» Short problem
Only the lines from the one with "Generate a component" to the one with "188, left: 264", both included, should be output, without any images.

* START The records *

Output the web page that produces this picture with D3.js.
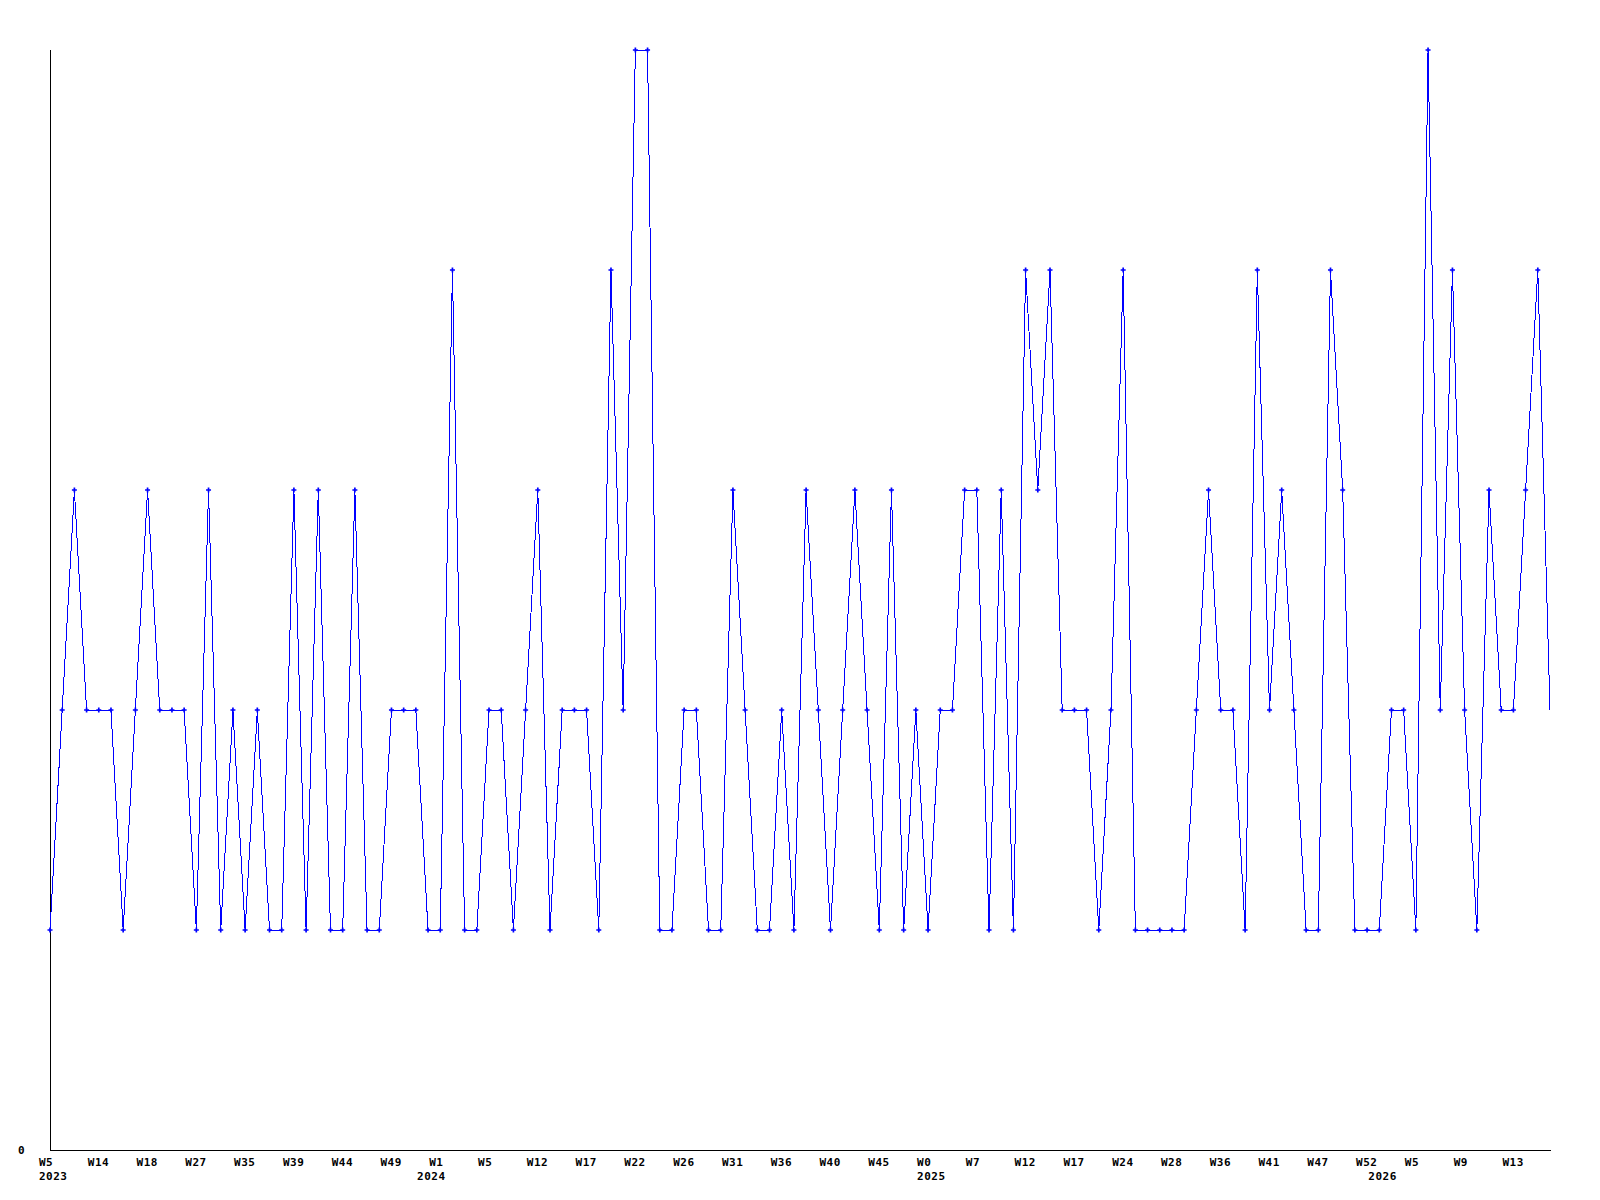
<!DOCTYPE html>
<html>
<head>
<meta charset="utf-8">
<script src="https://cdn.jsdelivr.net/npm/d3@7"></script>
<style>
  html, body { margin: 0; padding: 0; background: #fff; }
  svg { display: block; }
  text { font-family: "DejaVu Sans Mono", "Liberation Mono", monospace; font-weight: bold; font-size: 11px; letter-spacing: 0.5px; fill: #000; }
</style>
</head>
<body>
<svg id="chart" width="1600" height="1200"></svg>
<script>
// ---- data ----
const values = [
  1,2,3,2,2,2,1,2,3,2, 2,2,1,3,1,2,1,2,1,1,
  3,1,3,1,1,3,1,1,2,2, 2,1,1,4,1,1,2,2,1,2,
  3,1,2,2,2,1,4,2,5,5, 1,1,2,2,1,1,3,2,1,1,
  2,1,3,2,1,2,3,2,1,3, 1,2,1,2,2,3,3,1,3,1,
  4,3,4,2,2,2,1,2,4,1, 1,1,1,1,2,3,2,2,1,4,
  2,3,2,1,1,4,3,1,1,1, 2,2,1,5,2,4,2,1,3,2,
  2,3,4,2
];
const tickLabels = [
  "W5","W14","W18","W27","W35","W39","W44","W49","W1","W5",
  "W12","W17","W22","W26","W31","W36","W40","W45","W0","W7",
  "W12","W17","W24","W28","W36","W41","W47","W52","W5","W9","W13"
];
const tickEvery = 4;
const yearLabels = ["2023","2024","2025","2026"];
const yearStartIndex = [0, 31, 72, 109];
const yTicks = [0];

// ---- layout ----
const svg = d3.select("#chart");
const x0 = 50, x1 = 1550, yTop = 50, yBot = 1150;

const idx = values.map((d, i) => i);
const x = d3.scalePoint().domain(idx).range([x0, x1]);
const y = d3.scaleLinear().domain([0, 5]).range([yBot, yTop]);

// axes lines
svg.append("line").attr("x1", x0 + 0.5).attr("x2", x0 + 0.5).attr("y1", yTop).attr("y2", yBot + 0.5)
  .attr("stroke", "#000").attr("stroke-width", 1).attr("shape-rendering", "crispEdges");
svg.append("line").attr("x1", x0).attr("x2", x1 + 1).attr("y1", yBot + 0.5).attr("y2", yBot + 0.5)
  .attr("stroke", "#000").attr("stroke-width", 1).attr("shape-rendering", "crispEdges");

// y tick label
const yAxis = d3.axisLeft(y).tickValues(yTicks).tickSize(0).tickPadding(25).tickFormat(d3.format("d"));
const gy = svg.append("g").attr("transform", `translate(${x0},0)`).call(yAxis);
gy.select(".domain").remove();
gy.selectAll("text").attr("font-family", null).attr("font-size", null).attr("dy", "0.35em");

// x tick labels
const tickIdx = tickLabels.map((d, k) => k * tickEvery);
svg.append("g").selectAll("text").data(tickLabels).join("text")
  .attr("x", (d, k) => x(tickIdx[k]) - 11)
  .attr("y", 1166)
  .attr("text-anchor", "start")
  .text(d => d);

// year labels
svg.append("g").selectAll("text").data(yearLabels).join("text")
  .attr("x", (d, k) => x(yearStartIndex[k]) - 11)
  .attr("y", 1180)
  .attr("text-anchor", "start")
  .text(d => d);

// line
const line = d3.line().x((d, i) => x(i)).y(d => y(d));
svg.append("path").datum(values)
  .attr("d", line)
  .attr("fill", "none")
  .attr("stroke", "#0000ff")
  .attr("stroke-width", 1)
  .attr("shape-rendering", "crispEdges");

// markers (all but last point)
const sym = d3.symbol().type(d3.symbolCross).size(14);
svg.append("g").selectAll("path").data(values.slice(0, -1)).join("path")
  .attr("transform", (d, i) => `translate(${x(i)},${y(d)})`)
  .attr("d", sym)
  .attr("fill", "#0000ff");
</script>
</body>
</html>
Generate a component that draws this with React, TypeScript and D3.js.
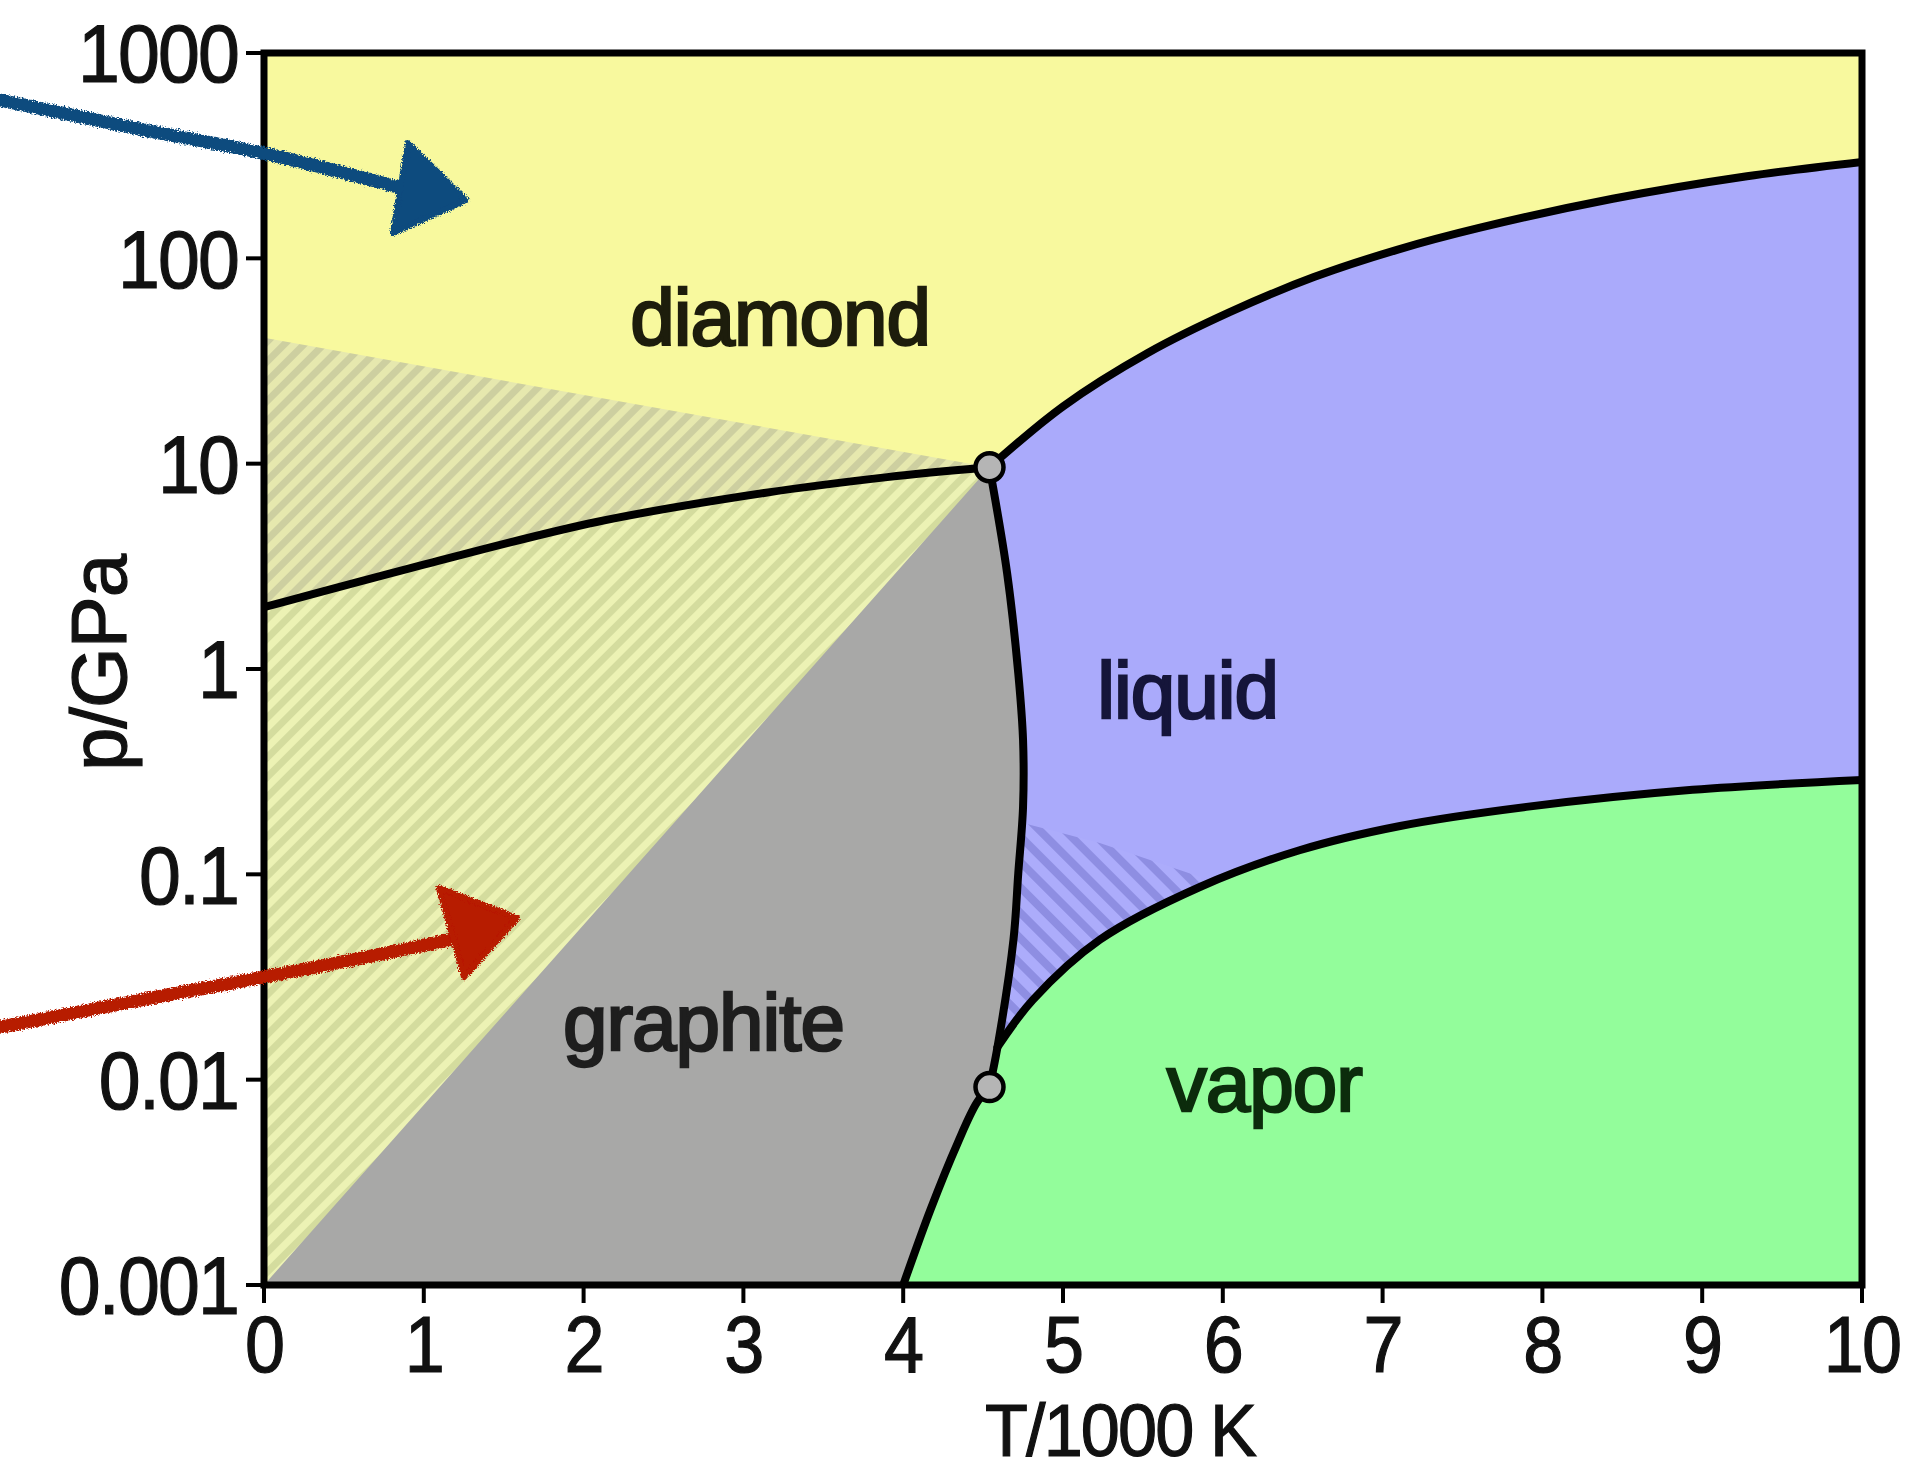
import React from 'react';
import * as d3 from 'd3';

type Pt = [number, number];

const W = 1925;
const H = 1473;
const margin = { top: 53, right: 63, bottom: 188, left: 264 };

// axes
const tempTicks = [0, 1, 2, 3, 4, 5, 6, 7, 8, 9, 10];
const pressureTicks = [1000, 100, 10, 1, 0.1, 0.01, 0.001];
const pressureLabels = ['1000', '100', '10', '1', '0.1', '0.01', '0.001'];

// phase boundaries, [T/1000 K, p/GPa]
const graphiteDiamond: Pt[] = [[0, 2.0], [1.05, 3.3], [2.08, 5.2], [3.13, 7.2], [3.9, 8.6], [4.54, 9.6]];
const diamondLiquid: Pt[] = [[4.54, 9.6], [5.0, 19], [5.53, 34.6], [6.05, 55], [6.57, 81], [7.09, 110], [7.61, 141], [8.44, 195], [9.28, 251], [10, 295]];
const graphiteLiquid: Pt[] = [[4.54, 0.0092], [4.59, 0.0144], [4.69, 0.048], [4.72, 0.101], [4.75, 0.213], [4.75, 0.45], [4.72, 0.955], [4.65, 2.94], [4.54, 9.6]];
const liquidVapor: Pt[] = [[4.59, 0.0144], [4.81, 0.0244], [5.23, 0.048], [5.86, 0.087], [6.48, 0.131], [7.11, 0.172], [7.9, 0.213], [8.94, 0.258], [10, 0.288]];
const graphiteVapor: Pt[] = [[4.0, 0.001], [4.17, 0.00232], [4.34, 0.0049], [4.46, 0.0077], [4.54, 0.0092]];
const triplePoints: Pt[] = [[4.54, 9.6], [4.54, 0.0092]];

// hatched (metastable) zones
const metastableEdge: Pt[] = [[0, 41], [4.54, 9.6]];
const metastableDiagonal: Pt[] = [[4.54, 9.6], [0, 0.001]];
const liquidHatchTop: Pt[] = [[4.6, 0.178], [4.75, 0.178], [5.23, 0.142], [5.86, 0.097], [6.2, 0.001], [4.6, 0.001]];

const regionLabels = [
  { text: 'diamond', T: 3.23, p: 38, color: '#1d1d0c' },
  { text: 'liquid', T: 5.78, p: 0.577, color: '#15153a' },
  { text: 'graphite', T: 2.75, p: 0.0139, color: '#1e1e1e' },
  { text: 'vapor', T: 6.26, p: 0.00703, color: '#0c2c0c' },
];

// hand drawn annotation arrows: shaft and head
const blueShaft: Pt[] = [[-1.652, 590], [-0.8, 430], [0.05, 318], [0.84, 222]];
const blueHead: Pt[] = [[0.901, 365], [1.264, 192], [0.807, 133]];
const redShaft: Pt[] = [[-1.652, 0.018], [-0.7, 0.025], [0.3, 0.035], [1.14, 0.0475]];
const redHead: Pt[] = [[1.095, 0.0858], [1.583, 0.0612], [1.252, 0.0316]];

const font = '"Liberation Sans", Arial, Helvetica, sans-serif';

export default function App() {
  const x = d3.scaleLinear().domain([0, 10]).range([margin.left, W - margin.right]);
  const y = d3.scaleLog().domain([0.001, 1000]).range([H - margin.bottom, margin.top]);

  const smooth = d3.line<Pt>().x(d => x(d[0])).y(d => y(d[1])).curve(d3.curveCatmullRom.alpha(0.5));
  const straight = d3.line<Pt>().x(d => x(d[0])).y(d => y(d[1]));
  const rev = (a: Pt[]) => [...a].reverse();
  const join = (parts: (string | null)[]) =>
    parts.map((p, i) => (i === 0 ? (p as string) : (p as string).replace(/^M/, 'L'))).join('') + 'Z';

  const graphiteArea = join([
    straight([[0, 0.001], [4.0, 0.001]]),
    smooth(graphiteVapor),
    smooth(graphiteLiquid),
    smooth(rev(graphiteDiamond)),
    straight([[0, 2.0], [0, 0.001]]),
  ]);
  const liquidArea = join([
    smooth(diamondLiquid),
    straight([[10, 295], [10, 0.288]]),
    smooth(rev(liquidVapor)),
    smooth(graphiteLiquid.slice(1)),
  ]);
  const vaporArea = join([
    smooth(liquidVapor),
    straight([[10, 0.288], [10, 0.001], [4.0, 0.001]]),
    smooth(graphiteVapor),
  ]);
  const hatchUpper = join([straight(metastableEdge), smooth(rev(graphiteDiamond))]);
  const hatchLower = join([smooth(graphiteDiamond), straight(metastableDiagonal)]);
  const liquidHatch = straight(liquidHatchTop) + 'Z';

  const x0 = margin.left;
  const x1 = W - margin.right;
  const y0 = margin.top;
  const y1 = H - margin.bottom;

  return (
    <svg width={W} height={H} style={{ position: 'absolute', left: 0, top: 0, background: '#fff' }}>
      <defs>
        <clipPath id="plot">
          <rect x={x0} y={y0} width={x1 - x0} height={y1 - y0} />
        </clipPath>
        <clipPath id="liquidClip">
          <path d={liquidArea} />
        </clipPath>
        <pattern id="hatchA" patternUnits="userSpaceOnUse" width={14} height={14} patternTransform="rotate(45)">
          <rect width={14} height={14} fill="#cdcfa0" />
          <rect width={7} height={14} fill="#e6e8ae" />
        </pattern>
        <pattern id="hatchB" patternUnits="userSpaceOnUse" width={14} height={14} patternTransform="rotate(45)">
          <rect width={14} height={14} fill="#d4dc9e" />
          <rect width={7} height={14} fill="#ecf2b4" />
        </pattern>
        <pattern id="hatchC" patternUnits="userSpaceOnUse" width={18} height={18} patternTransform="rotate(-45)">
          <rect width={18} height={18} fill="#acacfb" />
          <rect width={8} height={18} fill="#8e8ee2" />
        </pattern>
        <filter id="rough" filterUnits="userSpaceOnUse" x={0} y={0} width={W} height={H}>
          <feTurbulence type="fractalNoise" baseFrequency="0.7" numOctaves={2} seed={3} result="n" />
          <feDisplacementMap in="SourceGraphic" in2="n" scale={6} xChannelSelector="R" yChannelSelector="G" />
        </filter>
      </defs>

      <g clipPath="url(#plot)">
        <rect x={x0} y={y0} width={x1 - x0} height={y1 - y0} fill="#f8f99e" />
        <path d={graphiteArea} fill="#a8a8a7" />
        <path d={liquidArea} fill="#aaaafb" />
        <path d={vaporArea} fill="#93fd9b" />
        <path d={hatchUpper} fill="url(#hatchA)" />
        <path d={hatchLower} fill="url(#hatchB)" />
        <path d={liquidHatch} fill="url(#hatchC)" clipPath="url(#liquidClip)" />
        {[graphiteDiamond, diamondLiquid, graphiteLiquid, liquidVapor, graphiteVapor].map((c, i) => (
          <path key={i} d={smooth(c) as string} fill="none" stroke="#000" strokeWidth={8} strokeLinecap="round" />
        ))}
        {triplePoints.map((d, i) => (
          <circle key={i} cx={x(d[0])} cy={y(d[1])} r={14} fill="#b5b5b5" stroke="#000" strokeWidth={4.5} />
        ))}
      </g>

      {/* frame */}
      <rect x={x0} y={y0} width={x1 - x0} height={y1 - y0} fill="none" stroke="#000" strokeWidth={7} />

      {/* y axis */}
      {pressureTicks.map((t, i) => (
        <g key={t}>
          <line x1={x0 - 18} x2={x0} y1={y(t)} y2={y(t)} stroke="#000" strokeWidth={4} />
          <text transform={`translate(${x0 - 26},${y(t)}) scale(0.93,1)`} dy="0.36em" textAnchor="end"
            fontFamily={font} fontSize={81} letterSpacing={-2} fill="#111" stroke="#111" strokeWidth={1.2}>
            {pressureLabels[i]}
          </text>
        </g>
      ))}
      {/* x axis */}
      {tempTicks.map(t => (
        <g key={t}>
          <line x1={x(t)} x2={x(t)} y1={y1} y2={y1 + 18} stroke="#000" strokeWidth={4} />
          <text transform={`translate(${x(t)},1372) scale(0.9,1)`} textAnchor="middle" fontFamily={font}
            fontSize={80} letterSpacing={-2} fill="#111" stroke="#111" strokeWidth={1.2}>{t}</text>
        </g>
      ))}
      <text transform="translate(1120,1456) scale(0.95,1)" textAnchor="middle" fontFamily={font} fontSize={74}
        letterSpacing={-2} fill="#111" stroke="#111" strokeWidth={1.2}>T/1000 K</text>
      <text transform="translate(126,663) rotate(-90)" textAnchor="middle" fontFamily={font} fontSize={78}
        letterSpacing={-1} fill="#111" stroke="#111" strokeWidth={1.2}>p/GPa</text>

      {regionLabels.map(l => (
        <text key={l.text} x={x(l.T)} y={y(l.p)} textAnchor="middle" fontFamily={font} fontSize={80}
          fill={l.color} stroke={l.color} strokeWidth={2.5} letterSpacing={-1}>{l.text}</text>
      ))}

      {/* annotation arrows */}
      <g filter="url(#rough)">
        <path d={smooth(blueShaft) as string} fill="none" stroke="#0b4b7e" strokeWidth={13} strokeLinecap="round" />
        <path d={straight(blueHead) + 'Z'} fill="#0b4b7e" stroke="#0b4b7e" strokeWidth={6} strokeLinejoin="round" />
        <path d={smooth(redShaft) as string} fill="none" stroke="#b71a06" strokeWidth={13} strokeLinecap="round" />
        <path d={straight(redHead) + 'Z'} fill="#b71a06" stroke="#b71a06" strokeWidth={6} strokeLinejoin="round" />
      </g>
    </svg>
  );
}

* END The records *

» Output of the exercise
Generate a component that draws this with React, TypeScript and D3.js.
import React from 'react';
import * as d3 from 'd3';

type Pt = [number, number];

const W = 1925;
const H = 1473;
const margin = { top: 53, right: 63, bottom: 188, left: 264 };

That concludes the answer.